B&O’s Global Creative Director, Brand and Creative, Paul Collins, told PMW that per its most recent review, B&O’s brand awareness rate was by-and-large 1%, differing slightly among countries, but too low across the board.
Reflecting on why, Collins said an overreliance on performance marketing and product communications over the past decade had caused the organisation’s branding to be somewhat neglected.
He said: “I think with that approach you can maintain the audience you’ve got but you’re going to struggle to acquire a new audience because you’re not breaking out of that bubble.
“We needed to harness the brand side and put that in the heart of things. Yes, we are still going to be doing performance and lower funnel product communications, but better aligning it with branding will allow us to do them in a way that feels much more authentic and aspirational and ideally, will help us reach a new audience.”
And so Bang and Olufsen (B&O) launched its first brand awareness campaign and interestingly, utilised several performance elements within it.
The campaign was a co-branding initiative with Spotify, and used peoples’ listening history to create an abstract avatar intended to visually represent spotify-users’ tastes.
With some upfront activations using influencer, digital and out of home marketing to get the campaign off the ground, the real heart of the initiative came from user-generated content - users sharing their avatars with one another and encouraging friends to create their own, all while spreading the B&O brand.
Collins said: “Syndication was key to this campaign. We needed a vehicle earning its media and something that was a lot more organic and was going to spread itself.”
Measurement and growth
Now, you might ask, what about the results? Well, to ensure the creative campaign achieved its goal to put B&O back on the map, the company has undertaken a brand equity study to tangibly identify just how much of an influence this campaign, among several others from the past 12 months have had on brand awareness.
“We’ve got our Director of Data Analytics looking at the data internally to showcase that it’s working but we’ve already seen that the campaign has stimulated traffic to our website, been shared around and talked about a lot and is overall creating a massive amount of impressions that is even contributing to footfall in our brick and mortar stores,” Collins said.

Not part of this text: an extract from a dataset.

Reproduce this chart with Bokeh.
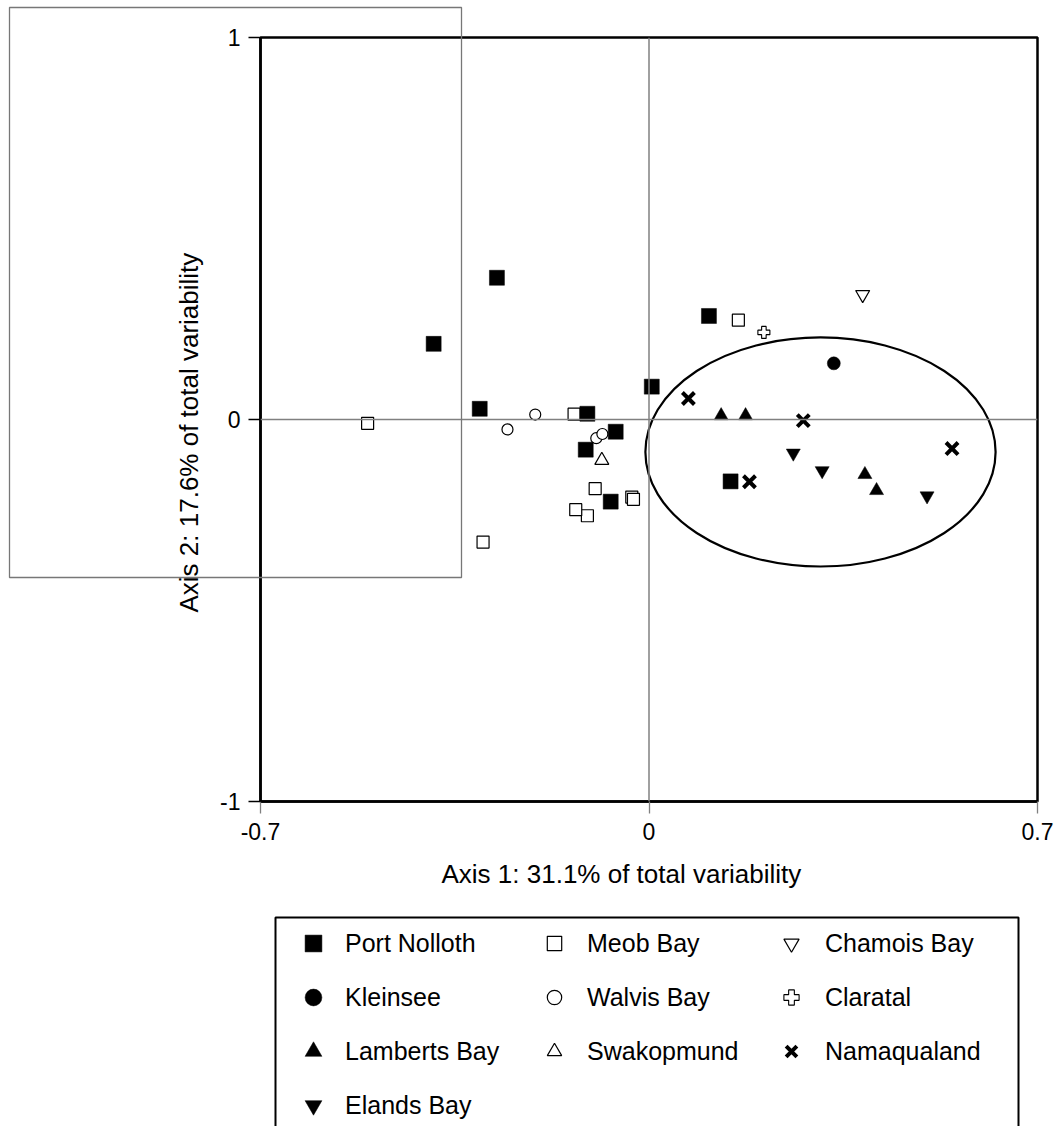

“Ahead of the campaign it was all about reach, with some specific metrics defined internally, but broadly speaking we just wanted to get our refreshed brand message out there.
“For us going forward, it’s really about finding the perfect balance between brand and performance and I think we’ve struck that well in the past 12 months.”
Pictured: Roger Dudler, Founder and CEO, Frontify
Reflecting on the learnings and discussions from Paradigms, it’s clear that there is a growing intersection between brand and performance. Much of this is driven by measurement and the need to justify creative campaigns with results, but the importance of aligning the two strategies and striking the right balance can’t be understated too.
For CMOs, nailing this alignment could be the difference betweening winning over the c-suite and fostering brand longevity, or falling by the wayside and becoming just another business that was.